With the creation of the Soviet Union in December 1922, a unified organisation was required to exercise control over state security throughout the new union. Thus, on November 15, 1923, the Russian State Political Directorate left the Russian NKVD and became the all-union Joint State Political Directorate. Felix Dzerzhinsky, chairman of the GPU, became the OGPU's first chief.
Like the GPU before it, the OGPU was theoretically supposed to operate with more restraint than the original Bolshevik secret police, the Cheka. The OGPU's powers were greatly increased in 1926, when the Soviet criminal code was amended to include a section on anti-state terrorism. The provisions were vaguely written and very broadly interpreted. Even before then, it had set up tribunals to try the most exceptional cases of terrorism, usually without calling any witnesses.[1] In time, the OGPU's de facto powers grew even greater than those of the Cheka.
Perhaps the most spectacular success of the GPU/OGPU was the Trust Operation of 1924–1925. OGPU agents contacted émigrés in western Europe and pretended to be representatives of a large group working to overthrow of the communist regime, known as the "Trust". Exiled Russians gave the Trust large sums of money and supplies, as did foreign intelligence agencies. The Trust finally succeeded in luring one of the leading anticommunist operators, Sidney Reilly, into Russia to meet with the Trust. Once he was in Russia, he was captured and killed. The Trust was then dissolved and had become a large propaganda success.
From 1927 to 1929, the OGPU engaged in intensive investigations of an opposition coup. Stalin soon made a public decree that any and all opposition views should be considered dangerous and gave the GPU the authority to seek out hostile elements. That led to the Shakhty Trial in March 1928, that prosecuted a group of supposed industrial saboteurs allegedly involved in a hostile conspiracy. That would be the first of many trials during Stalin's Five Year Plan.
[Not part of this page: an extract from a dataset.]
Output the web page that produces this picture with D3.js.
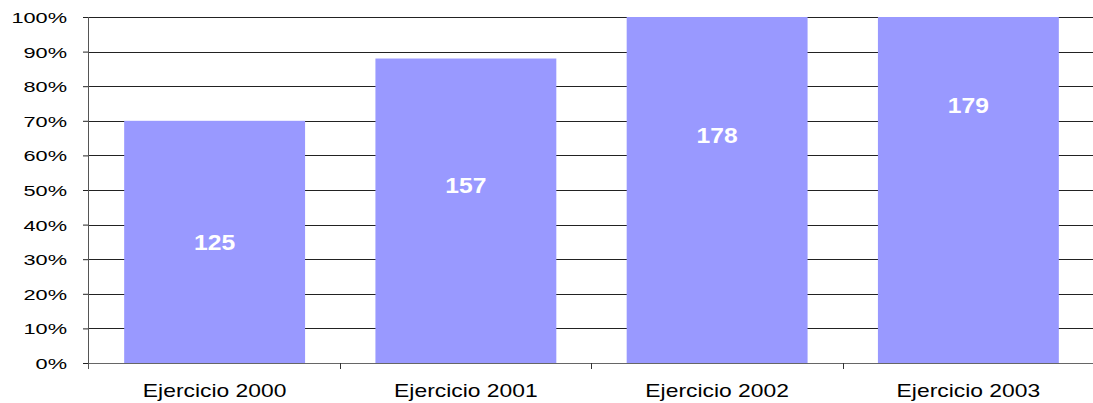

The OGPU was responsible for the creation of the Gulag system. It also became the Soviet government's arm for the persecution of the Russian Orthodox Church, the Greek Catholics, the Latin Catholics, Islam and other religious organizations, an operation headed by Yevgeny Tuchkov. The OGPU was also the principal secret police agency responsible for the detection, arrest, and liquidation of anarchists and other dissident left-wing factions in the early Soviet Union.
GPU brigades led Soviet forces in the Soviet Invasion of Xinjiang.[2]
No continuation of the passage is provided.